──────── DATASET EXCERPTS ────────

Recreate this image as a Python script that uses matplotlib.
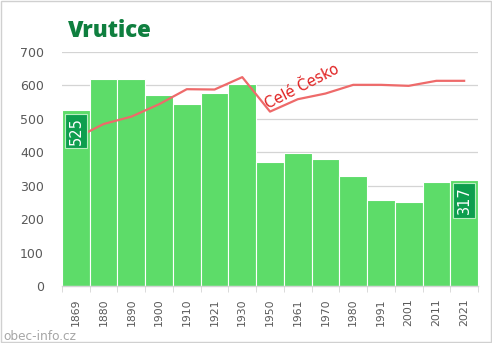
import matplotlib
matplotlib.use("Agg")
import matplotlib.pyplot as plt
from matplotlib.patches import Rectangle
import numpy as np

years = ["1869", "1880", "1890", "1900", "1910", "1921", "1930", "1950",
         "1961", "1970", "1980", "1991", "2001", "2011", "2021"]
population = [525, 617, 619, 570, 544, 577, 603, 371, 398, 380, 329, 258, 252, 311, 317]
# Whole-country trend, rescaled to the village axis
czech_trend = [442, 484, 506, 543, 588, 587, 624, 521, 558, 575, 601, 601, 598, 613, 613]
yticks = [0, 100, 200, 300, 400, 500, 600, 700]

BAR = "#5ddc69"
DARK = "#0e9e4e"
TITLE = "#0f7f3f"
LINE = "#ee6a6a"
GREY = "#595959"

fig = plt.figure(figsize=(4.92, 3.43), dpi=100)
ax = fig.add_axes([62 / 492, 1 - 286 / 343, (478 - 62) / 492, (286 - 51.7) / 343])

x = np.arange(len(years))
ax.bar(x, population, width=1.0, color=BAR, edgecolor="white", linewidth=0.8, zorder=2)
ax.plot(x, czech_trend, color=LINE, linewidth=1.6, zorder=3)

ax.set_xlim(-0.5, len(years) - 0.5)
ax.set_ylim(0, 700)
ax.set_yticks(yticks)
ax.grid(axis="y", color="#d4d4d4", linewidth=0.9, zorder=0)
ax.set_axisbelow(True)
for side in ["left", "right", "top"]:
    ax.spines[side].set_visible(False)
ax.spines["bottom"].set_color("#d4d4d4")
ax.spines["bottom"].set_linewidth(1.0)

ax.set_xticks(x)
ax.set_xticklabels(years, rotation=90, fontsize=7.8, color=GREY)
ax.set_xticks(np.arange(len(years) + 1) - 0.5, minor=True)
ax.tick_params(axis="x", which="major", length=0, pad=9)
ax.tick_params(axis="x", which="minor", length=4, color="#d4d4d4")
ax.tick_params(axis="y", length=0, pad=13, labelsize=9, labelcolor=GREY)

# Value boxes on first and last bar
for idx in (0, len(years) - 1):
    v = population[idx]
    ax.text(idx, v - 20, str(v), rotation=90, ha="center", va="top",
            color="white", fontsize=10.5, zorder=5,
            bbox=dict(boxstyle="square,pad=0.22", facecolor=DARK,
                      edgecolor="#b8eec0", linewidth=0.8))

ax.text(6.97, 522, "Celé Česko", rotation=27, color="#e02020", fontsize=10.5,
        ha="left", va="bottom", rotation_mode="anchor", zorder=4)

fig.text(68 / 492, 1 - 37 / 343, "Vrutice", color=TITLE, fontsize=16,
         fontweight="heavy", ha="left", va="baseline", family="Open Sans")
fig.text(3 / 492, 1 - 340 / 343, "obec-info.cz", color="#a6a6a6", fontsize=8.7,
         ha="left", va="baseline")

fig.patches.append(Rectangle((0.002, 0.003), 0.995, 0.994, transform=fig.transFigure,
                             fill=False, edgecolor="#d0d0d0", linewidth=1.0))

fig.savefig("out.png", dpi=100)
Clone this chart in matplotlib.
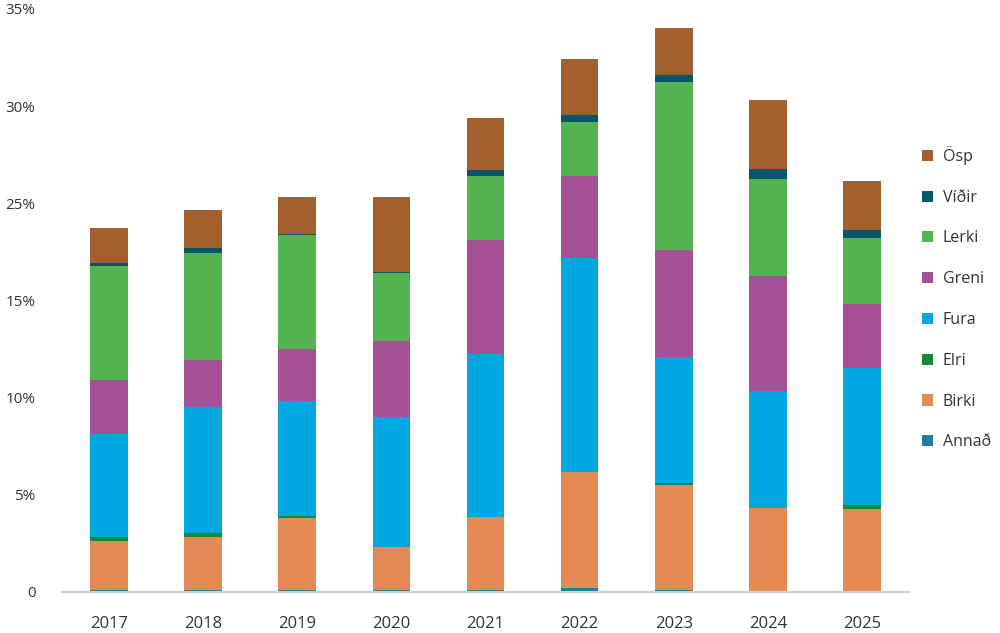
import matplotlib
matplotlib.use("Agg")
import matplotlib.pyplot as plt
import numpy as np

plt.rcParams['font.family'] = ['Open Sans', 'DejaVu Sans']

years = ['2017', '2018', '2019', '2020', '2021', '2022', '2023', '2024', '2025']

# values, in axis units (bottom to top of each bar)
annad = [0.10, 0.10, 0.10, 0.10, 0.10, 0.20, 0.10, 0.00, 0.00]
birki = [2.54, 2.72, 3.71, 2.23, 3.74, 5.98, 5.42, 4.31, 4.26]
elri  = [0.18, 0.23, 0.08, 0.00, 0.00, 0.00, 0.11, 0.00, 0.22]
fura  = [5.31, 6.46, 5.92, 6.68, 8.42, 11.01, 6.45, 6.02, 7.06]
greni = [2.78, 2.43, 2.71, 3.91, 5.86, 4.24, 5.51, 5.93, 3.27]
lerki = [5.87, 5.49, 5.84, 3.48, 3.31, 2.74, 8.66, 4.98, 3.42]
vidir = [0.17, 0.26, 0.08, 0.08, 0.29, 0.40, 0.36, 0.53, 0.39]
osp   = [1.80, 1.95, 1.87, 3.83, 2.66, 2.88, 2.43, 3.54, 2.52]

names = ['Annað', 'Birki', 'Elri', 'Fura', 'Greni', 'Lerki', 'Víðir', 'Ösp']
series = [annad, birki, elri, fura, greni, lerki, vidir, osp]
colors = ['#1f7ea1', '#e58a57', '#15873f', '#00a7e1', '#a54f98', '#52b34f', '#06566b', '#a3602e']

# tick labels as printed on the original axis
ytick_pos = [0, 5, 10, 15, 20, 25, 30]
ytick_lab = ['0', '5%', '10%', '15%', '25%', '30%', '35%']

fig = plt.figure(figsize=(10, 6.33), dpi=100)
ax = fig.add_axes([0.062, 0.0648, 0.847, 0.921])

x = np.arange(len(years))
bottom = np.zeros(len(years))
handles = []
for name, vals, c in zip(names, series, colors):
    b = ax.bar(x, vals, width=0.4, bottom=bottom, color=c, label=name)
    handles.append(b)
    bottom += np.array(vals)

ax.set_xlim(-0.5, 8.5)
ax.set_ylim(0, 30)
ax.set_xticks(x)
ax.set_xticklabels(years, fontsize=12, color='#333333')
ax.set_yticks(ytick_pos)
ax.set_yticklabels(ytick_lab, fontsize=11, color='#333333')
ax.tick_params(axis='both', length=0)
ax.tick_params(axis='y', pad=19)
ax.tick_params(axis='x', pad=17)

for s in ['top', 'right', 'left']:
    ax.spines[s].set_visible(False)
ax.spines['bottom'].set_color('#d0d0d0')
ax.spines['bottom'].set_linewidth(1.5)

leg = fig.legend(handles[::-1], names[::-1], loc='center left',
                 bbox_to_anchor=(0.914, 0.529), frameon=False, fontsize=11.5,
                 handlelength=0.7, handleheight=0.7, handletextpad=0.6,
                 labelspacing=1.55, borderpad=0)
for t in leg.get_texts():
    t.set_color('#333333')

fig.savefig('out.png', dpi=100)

────────

• _WHAT YOU WILL DO_: Identify the lines in the entries above that contain "this", then copy them out.

• _WRITTEN RESPONSE_:
Recreate this image as a Python script that uses matplotlib.
Clone this chart in matplotlib.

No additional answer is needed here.